Ça n'est pas très bien, mais les si grandes faiblesses ne sont pas sans intérêt, paradoxalement. Le film est filmé et monté très platement. Il n'y a aucune tension dans la narration, dans la progression du récit. La durée n'est pas très bien rendue, il n'y a pas de rupture, de moments de tension. A part quelques plans d'ensemble parfois marquants (le grand terrain vague derrière la masure de la famille, bordé à l'horizon par d'énormes immeubles blancs et modernes, qui donne une idée du no man's land que la Chine semble à certains endroits être devenue, un paysage où rien, absolument rien n'est laissé à l'homme en partage - image que j'avais vue dans les incroyables photos que Baldanders avait posté sur enculture : http://enculture.free.fr/viewtopic.php?p=25591#25591), les scènes sont surtout composées de plans moyens ou rapprochés sur les personnages discutant entre eux, les séquences s'étirant parfois à la limite du supportable (notamment une scène où le père, assez ivre, engueule tout le monde, sans qu'on arrive bien à comprendre quelle est la réalité de l'engueulade…), et toujours le même débat, le même enjeu revient. Si ce n'est que le film est assez pénible à regarder, sans émotion esthétique, affective, intellectuelle, il en reste malgré tout l'impression qu'il dit quelque chose de la répétition et de l'enfermement dans lesquels se trouve cette famille alors que l'horizon de la scolarité semble se refermer.

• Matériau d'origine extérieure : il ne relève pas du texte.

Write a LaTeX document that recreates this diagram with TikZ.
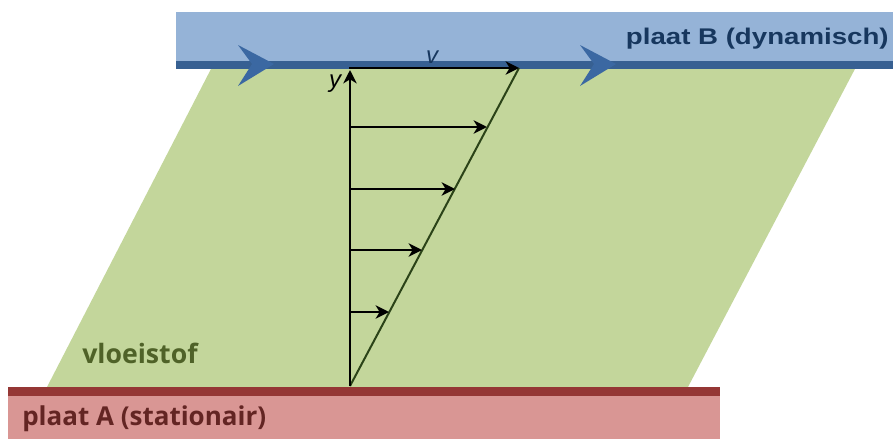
\documentclass[tikz,border=0pt]{standalone}
\usepackage{fontspec}
\newfontfamily\lsans{Liberation Sans}
\newfontfamily\osans{Open Sans}
\usetikzlibrary{arrows.meta}
\definecolor{plateB}{HTML}{95B3D7}
\definecolor{plateBline}{HTML}{376092}
\definecolor{chev}{HTML}{3B68A2}
\definecolor{fluid}{HTML}{C3D69B}
\definecolor{plateA}{HTML}{D99694}
\definecolor{plateAline}{HTML}{953735}
\definecolor{txtB}{HTML}{17375E}
\definecolor{txtG}{HTML}{4F6228}
\definecolor{txtA}{HTML}{632523}
\definecolor{diag}{HTML}{2B4318}
\begin{document}
\begin{tikzpicture}[x=0.75pt,y=-0.75pt,
  vec/.style={line width=1.9pt,-{Stealth[length=10pt,width=10pt,inset=3pt]}},
  chevron/.style={fill=chev},
  lbl/.style={inner sep=0pt,font=\lsans\itshape\fontsize{18}{18}\selectfont}]
\useasboundingbox (0,0) rectangle (893,439);
% fluid
\fill[fluid] (47,387) -- (212,67) -- (856,67) -- (688,387) -- cycle;
% plate B
\fill[plateB] (176,12) rectangle (893,69);
\fill[plateBline] (176,61) rectangle (893,69);
\fill[chevron] (238,45) -- (274,64) -- (238,86) -- (252,64) -- cycle;
\fill[chevron] (580,45) -- (616,64) -- (580,86) -- (594,64) -- cycle;
% plate A
\fill[plateA] (8,387) rectangle (720,439);
\fill[plateAline] (8,387) rectangle (720,396);
% velocity profile
\coordinate (O) at (350,386);
\coordinate (Ytop) at (350,70);
\coordinate (S0) at (349,68);
\coordinate (Vtip) at (519,68);
\draw[diag,line width=1.5pt] (O) -- (Vtip);
\draw[vec] (O) -- (Ytop);
\draw[vec] (S0) -- (Vtip);
\coordinate (S1) at (350,127); \coordinate (T1) at (487,127);
\coordinate (S2) at (350,189); \coordinate (T2) at (455,189);
\coordinate (S3) at (350,250); \coordinate (T3) at (422,250);
\coordinate (S4) at (350,312); \coordinate (T4) at (389,312);
\draw[vec] (S1) -- (T1);
\draw[vec] (S2) -- (T2);
\draw[vec] (S3) -- (T3);
\draw[vec] (S4) -- (T4);
% labels
\node[lbl,text=txtB,anchor=base] (v) at (432,63) {v};
\node[lbl,text=black,anchor=base] (y) at (335,87) {y};
\node[inner sep=0pt,anchor=base east,text=txtB,xscale=1.22,transform shape,
  font=\lsans\bfseries\fontsize{17}{17}\selectfont] (B) at (889,44) {plaat B (dynamisch)};
\node[inner sep=0pt,anchor=base west,text=txtG,
  font=\osans\bfseries\fontsize{20}{20}\selectfont] (fl) at (82,363) {vloeistof};
\node[inner sep=0pt,anchor=base west,text=txtA,
  font=\osans\bfseries\fontsize{19.5}{19.5}\selectfont] (A) at (22,425) {plaat A (stationair)};
\end{tikzpicture}
\end{document}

Ce qui m'a surtout frappée, c'est que ce film est pratiquement semblable à d'autres documentaires chinois que j'ai vus dans les deux dernières années. Cette assertion ne vaut que par ce qu'elle vaut, comparer entre eux des films vus parce qu'ils semblent construits à partir d'une même réalité. Je pense à Last Train Home de Lixin Fan, à Pétition, la cour des plaignants, de Zhao Liang. Il y a aussi 1428 de Haibin Du, et Bachelor Mountain de Guangyi Yu, qui sont voisins sur certaines impressions formelles.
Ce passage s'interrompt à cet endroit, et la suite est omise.